The suspects have been detained indefinitely without charge under powers granted to the Home Secretary in a law passed after the 11 September attacks.

The Home Office denies that their fate is comparable to that of the detainees held by the US in Camp Delta, because they can leave Britain - but only if another country will take them. They cannot go back to their homelands, where they could expect far harsher treatment than at the high-security jail at Belmarsh, where most are held.

They also have the right to appeal against the Home Secretary's decision to the Special Immigration Appeals Commission. However, 11 of the suspects have had their appeals rejected by the commission - a point Mr Blunkett will use when he faces the Commons on Wednesday as evidence that he is not detaining people unreasonably. Two other appeals are pending.

When the Anti-Terrorism, Crime and Security Act was passed, three months after the attacks in New York and Washington, it was agreed that it should be reviewed after two years by a statutory committee of privy councillors.

Last December, the committee, headed by a former leader of the Commons, Lord Newton of Braintree, said the detention of people indefinitely without charge should end "as a matter of urgency".

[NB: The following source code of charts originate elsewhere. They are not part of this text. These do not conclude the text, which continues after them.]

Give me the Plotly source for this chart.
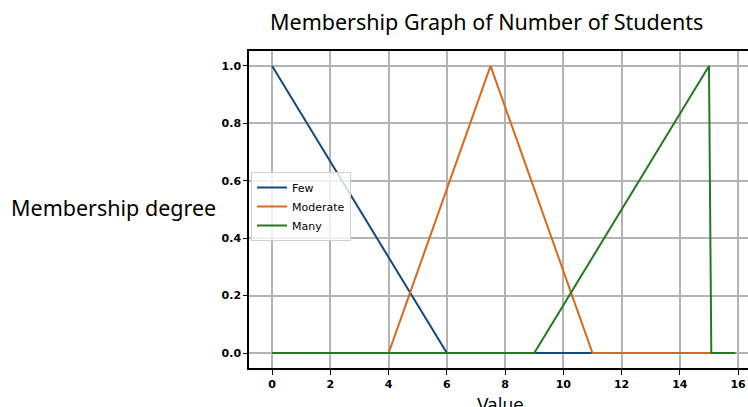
import plotly.graph_objects as go

few_x = [0, 6, 15.9]
few_y = [1, 0, 0]
mod_x = [0, 4, 7.5, 11, 15.9]
mod_y = [0, 0, 1, 0, 0]
many_x = [0, 9, 15.0, 15.08, 15.9]
many_y = [0, 0, 1, 0, 0]

x_ticks = [0, 2, 4, 6, 8, 10, 12, 14, 16]
y_ticks = [0.0, 0.2, 0.4, 0.6, 0.8, 1.0]
y_tick_labels = ["0.0", "0.2", "0.4", "0.6", "0.8", "1.0"]

title_text = "Membership Graph of Number of Students"
ylabel_text = "Membership degree"
xlabel_text = "Value"

W, H = 748, 407
L, T = 249, 51
B = H - 368
PW = W - L
PH = H - T - B

fig = go.Figure()
fig.add_trace(go.Scatter(x=few_x, y=few_y, mode="lines", name="Few",
                         line=dict(color="#17477d", width=2)))
fig.add_trace(go.Scatter(x=mod_x, y=mod_y, mode="lines", name="Moderate",
                         line=dict(color="#d8681e", width=2)))
fig.add_trace(go.Scatter(x=many_x, y=many_y, mode="lines", name="Many",
                         line=dict(color="#227a22", width=2)))

tickfont = dict(family="DejaVu Sans", size=11, color="black", weight="bold")

fig.update_layout(
    width=W, height=H,
    margin=dict(l=L, r=0, t=T, b=B, autoexpand=False),
    paper_bgcolor="white", plot_bgcolor="white",
    showlegend=True,
    legend=dict(x=0.004, y=(368 - 172) / PH, xanchor="left", yanchor="top",
                bgcolor="rgba(255,255,255,0.8)", bordercolor="#d0d0d0", borderwidth=1,
                font=dict(family="DejaVu Sans", size=11, color="black"),
                itemwidth=30, tracegroupgap=0),
    xaxis=dict(range=[-0.795, 16.34], tickvals=x_ticks,
               ticktext=[str(v) for v in x_ticks],
               showgrid=True, gridcolor="#b4b4b4", gridwidth=1.5,
               showline=True, linecolor="black", linewidth=1.5, mirror=True,
               ticks="outside", ticklen=5, tickcolor="black", tickwidth=1.2,
               tickfont=tickfont, zeroline=False, automargin=False),
    yaxis=dict(range=[-0.052, 1.052], tickvals=y_ticks, ticktext=y_tick_labels,
               showgrid=True, gridcolor="#b4b4b4", gridwidth=1.5,
               showline=True, linecolor="black", linewidth=1.5,
               ticks="outside", ticklen=4, tickcolor="black", tickwidth=1.2,
               tickfont=tickfont, zeroline=False, automargin=False),
    annotations=[
        dict(text=title_text, xref="paper", yref="paper", x=(486 - 249) / PW,
             y=1.0, yshift=13, xanchor="center", yanchor="bottom",
             showarrow=False, font=dict(family="Noto Sans", size=21.5, color="black")),
        dict(text=ylabel_text, xref="paper", yref="paper", x=(9 - 249) / PW,
             y=(368 - 207) / PH, xanchor="left", yanchor="middle",
             showarrow=False, font=dict(family="Noto Sans", size=21.5, color="black")),
        dict(text=xlabel_text, xref="paper", yref="paper", x=(500 - 249) / PW,
             y=0, yshift=-25, xanchor="center", yanchor="top",
             showarrow=False, font=dict(family="DejaVu Sans", size=17, color="black")),
    ],
)

fig.write_html(
    "out.html",
    config={"displayModeBar": False},
    post_script="document.body.style.margin='0';document.body.style.overflow='hidden';",
)
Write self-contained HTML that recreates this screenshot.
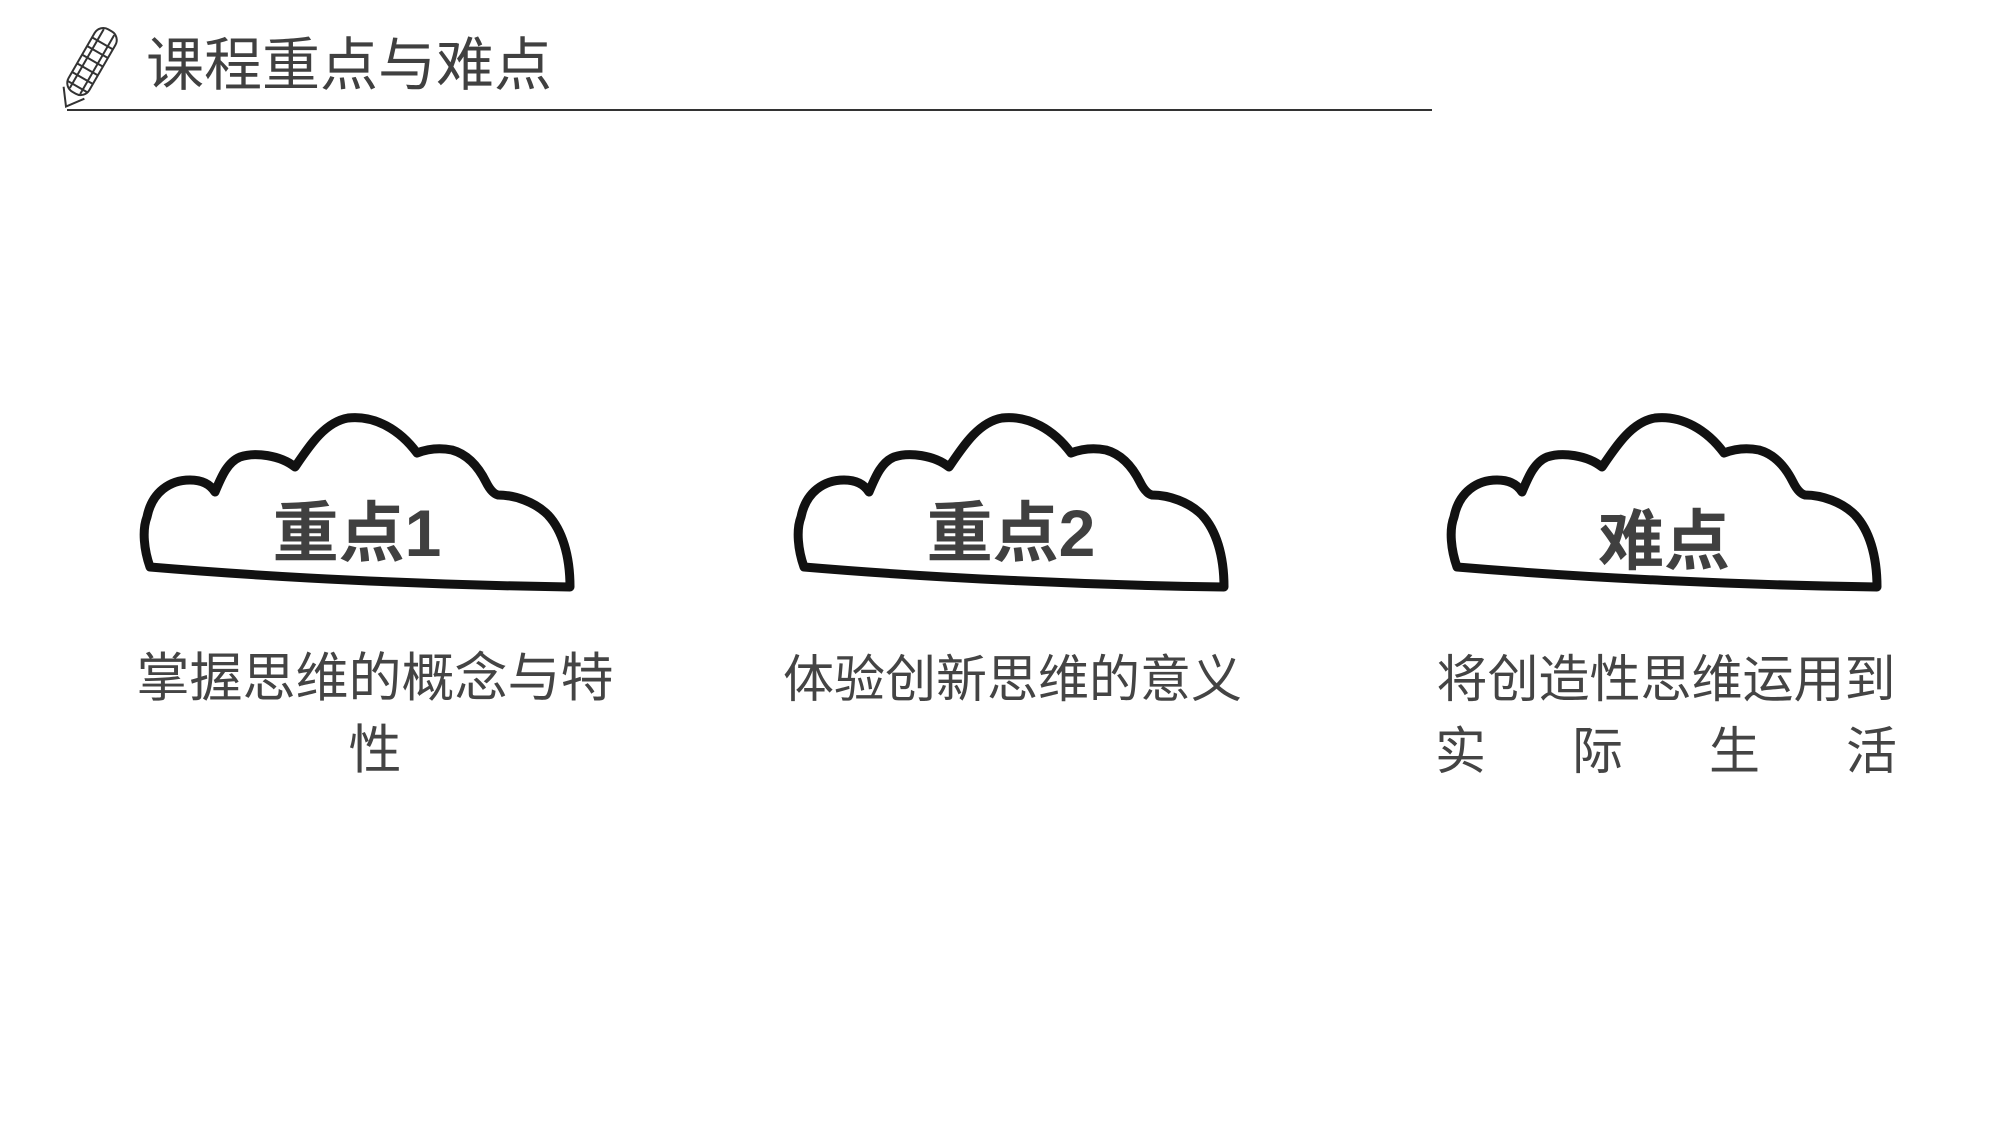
<!DOCTYPE html>
<html><head><meta charset="utf-8"><style>
html,body{margin:0;padding:0;background:#fff;}
body{width:2000px;height:1125px;position:relative;overflow:hidden;font-family:"Liberation Sans","Noto Sans CJK SC",sans-serif;}
.t{position:absolute;color:#404040;white-space:nowrap;}
.d{position:absolute;color:#444;font-size:51px;line-height:72px;}
.row{display:flex;justify-content:space-between;}
</style></head><body>
<svg width="2000" height="1125" style="position:absolute;left:0;top:0">
<defs>
<path id="cl" d="M20,167 C14,150 12,130 17,117 C22,92 40,80 60,80 C72,80 80,84 85,92 C92,75 98,62 110,57 C125,52 150,55 165,67 C180,45 195,22 218,18 C245,15 270,30 287,53 C300,48 312,48 322,50 C340,55 350,70 356,82 C360,90 364,94 368,95 C385,95 405,102 418,115 C432,130 440,155 440,187 C300,185 150,178 20,167 Z"/>
</defs>
<g fill="#fff" stroke="#111" stroke-width="9" stroke-linejoin="round">
<use href="#cl" transform="translate(130,400)"/>
<use href="#cl" transform="translate(784,400)"/>
<use href="#cl" transform="translate(1437,400)"/>
</g>
<line x1="67" y1="110" x2="1432" y2="110" stroke="#333" stroke-width="2"/>
<g transform="translate(90,65) rotate(30)" stroke="#333" fill="none" stroke-width="2">
<rect x="-12" y="-40" width="24" height="72" rx="10"/>
<path d="M-12,32 L0,48 L12,32"/>
<path d="M-12,-25 H12 M-12,-15 H12 M-12,-5 H12 M-12,5 H12 M-12,15 H12 M-12,25 H12 M-6,-38 V30 M6,-38 V30"/>
</g>
</svg>
<div class="t" style="left:146px;top:30px;font-size:58px;line-height:72px;color:#404040">课程重点与难点</div>
<div class="t" style="left:257px;top:495px;width:200px;text-align:center;font-size:66px;font-weight:bold;line-height:76px">重点1</div>
<div class="t" style="left:911px;top:495px;width:200px;text-align:center;font-size:66px;font-weight:bold;line-height:76px">重点2</div>
<div class="t" style="left:1564px;top:503px;width:200px;text-align:center;font-size:66px;font-weight:bold;line-height:76px">难点</div>
<div class="d" style="left:125px;top:643px;width:500px;text-align:center;font-size:53px">掌握思维的概念与特<br>性</div>
<div class="d" style="left:780px;top:644px;width:465px;text-align:center">体验创新思维的意义</div>
<div class="d" style="left:1435px;top:644px;width:462px">
<div style="text-align:center;white-space:nowrap">将创造性思维运用到</div>
<div class="row"><span>实</span><span>际</span><span>生</span><span>活</span></div>
</div>
</body></html>
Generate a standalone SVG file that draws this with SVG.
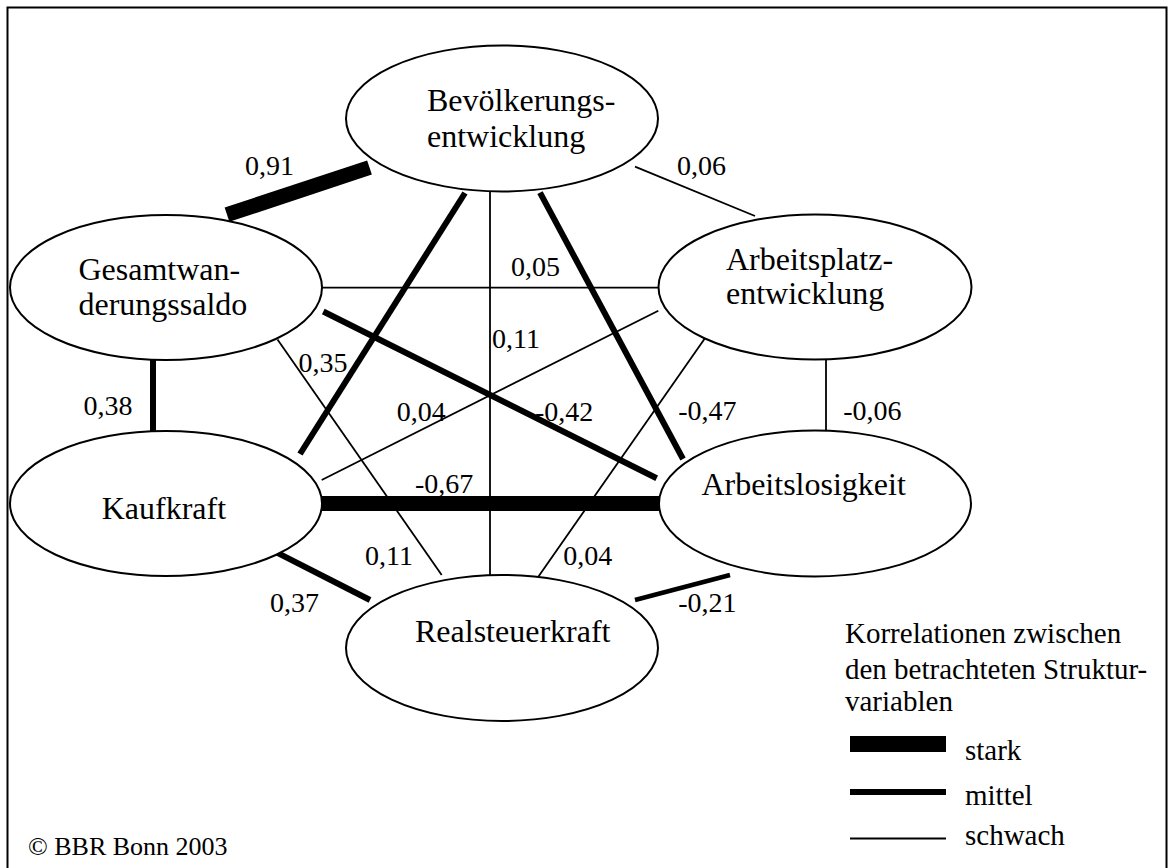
<svg xmlns="http://www.w3.org/2000/svg" width="1175" height="868" viewBox="0 0 1175 868">
<style>
text{font-family:"Liberation Serif","Times New Roman",serif;fill:#000}
.node{font-size:32px}
.lbl{font-size:28px}
.leg{font-size:29px}
.copy{font-size:26px}
ellipse{fill:#fff;stroke:#000;stroke-width:2}
.stark{stroke:#000;stroke-width:15;fill:none}
.mittel{stroke:#000;stroke-width:6;fill:none}
.schwach{stroke:#000;stroke-width:1.8;fill:none}
</style>
<rect x="7.5" y="7.5" width="1159" height="880" fill="#fff" stroke="#000" stroke-width="2"/>
<g id="connectors">
<line class="stark" x1="227" y1="214.7" x2="369.5" y2="167.5"/>
<line class="schwach" x1="635" y1="166.7" x2="755" y2="216"/>
<line class="mittel" x1="465" y1="193" x2="300" y2="454"/>
<line class="schwach" x1="490" y1="191" x2="490" y2="575"/>
<line class="mittel" x1="540" y1="192.7" x2="683" y2="459"/>
<line class="schwach" x1="322" y1="287.7" x2="658.5" y2="287.7"/>
<line class="mittel" x1="153" y1="360" x2="153" y2="431"/>
<line class="schwach" x1="277.5" y1="339.5" x2="441.7" y2="575"/>
<line class="mittel" x1="323.3" y1="311.5" x2="656.7" y2="478.3"/>
<line class="schwach" x1="658.3" y1="310.7" x2="321.7" y2="480"/>
<line class="schwach" x1="706.7" y1="335.7" x2="538.3" y2="576.7"/>
<line class="schwach" x1="826" y1="359.3" x2="826" y2="431"/>
<line class="stark" x1="322" y1="503.5" x2="659" y2="503.5"/>
<line class="mittel" x1="275" y1="551.7" x2="370" y2="600"/>
<line class="mittel" x1="635" y1="600" x2="730" y2="575" style="stroke-width:4.5"/>
</g>
<g id="node-bevoelkerung">
<ellipse cx="502" cy="118.5" rx="156" ry="73"/>
<text class="node" x="427" y="111">Bevölkerungs-</text>
<text class="node" x="427" y="147">entwicklung</text>
</g>
<g id="node-gesamtwanderung">
<ellipse cx="166" cy="287.5" rx="156" ry="72.5"/>
<text class="node" x="78.5" y="280">Gesamtwan-</text>
<text class="node" x="78.5" y="315">derungssaldo</text>
</g>
<g id="node-arbeitsplatz">
<ellipse cx="815" cy="287" rx="156.5" ry="72.5"/>
<text class="node" x="726" y="270">Arbeitsplatz-</text>
<text class="node" x="726" y="304">entwicklung</text>
</g>
<g id="node-kaufkraft">
<ellipse cx="166" cy="503.5" rx="156" ry="72.5"/>
<text class="node" x="101.7" y="519">Kaufkraft</text>
</g>
<g id="node-arbeitslosigkeit">
<ellipse cx="815" cy="503.5" rx="156" ry="73"/>
<text class="node" x="701.4" y="495">Arbeitslosigkeit</text>
</g>
<g id="node-realsteuerkraft">
<ellipse cx="502" cy="648" rx="156" ry="73"/>
<text class="node" x="415" y="642">Realsteuerkraft</text>
</g>
<g id="labels">
<text class="lbl" x="245" y="175">0,91</text>
<text class="lbl" x="677" y="175">0,06</text>
<text class="lbl" x="511" y="276">0,05</text>
<text class="lbl" x="492" y="348">0,11</text>
<text class="lbl" x="298.5" y="372">0,35</text>
<text class="lbl" x="83.4" y="415">0,38</text>
<text class="lbl" x="396.7" y="421">0,04</text>
<text class="lbl" x="535" y="421">-0,42</text>
<text class="lbl" x="678.3" y="420">-0,47</text>
<text class="lbl" x="843.3" y="420">-0,06</text>
<text class="lbl" x="415" y="493">-0,67</text>
<text class="lbl" x="365" y="565">0,11</text>
<text class="lbl" x="563.3" y="565">0,04</text>
<text class="lbl" x="270" y="612">0,37</text>
<text class="lbl" x="678.3" y="612">-0,21</text>
</g>
<g id="legend">
<text class="leg" x="845" y="643">Korrelationen zwischen</text>
<text class="leg" x="845" y="679">den betrachteten Struktur-</text>
<text class="leg" x="845" y="711">variablen</text>
<rect x="850" y="736" width="96" height="16" fill="#000"/>
<text class="leg" x="965" y="760">stark</text>
<line class="mittel" x1="850" y1="792" x2="946" y2="792"/>
<text class="leg" x="965" y="805">mittel</text>
<line class="schwach" x1="850" y1="838.5" x2="946" y2="838.5"/>
<text class="leg" x="965" y="845">schwach</text>
</g>
<text class="copy" x="28" y="855">© BBR Bonn 2003</text>
</svg>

They suggested electronic tagging of suspects, and restricting their access to telephones and bank accounts. But Mr Blunkett will say the threat from al-Qa'ida and associated terrorist groups is too serious to allow suspected supporters to roam freely.

The Newton committee was a more powerful body than the normal parliamentary committee, in that its findings mean that the Anti-Terrorism Act could have ceased to be law if the Government had not arranged for it to be debated by both houses of Parliament.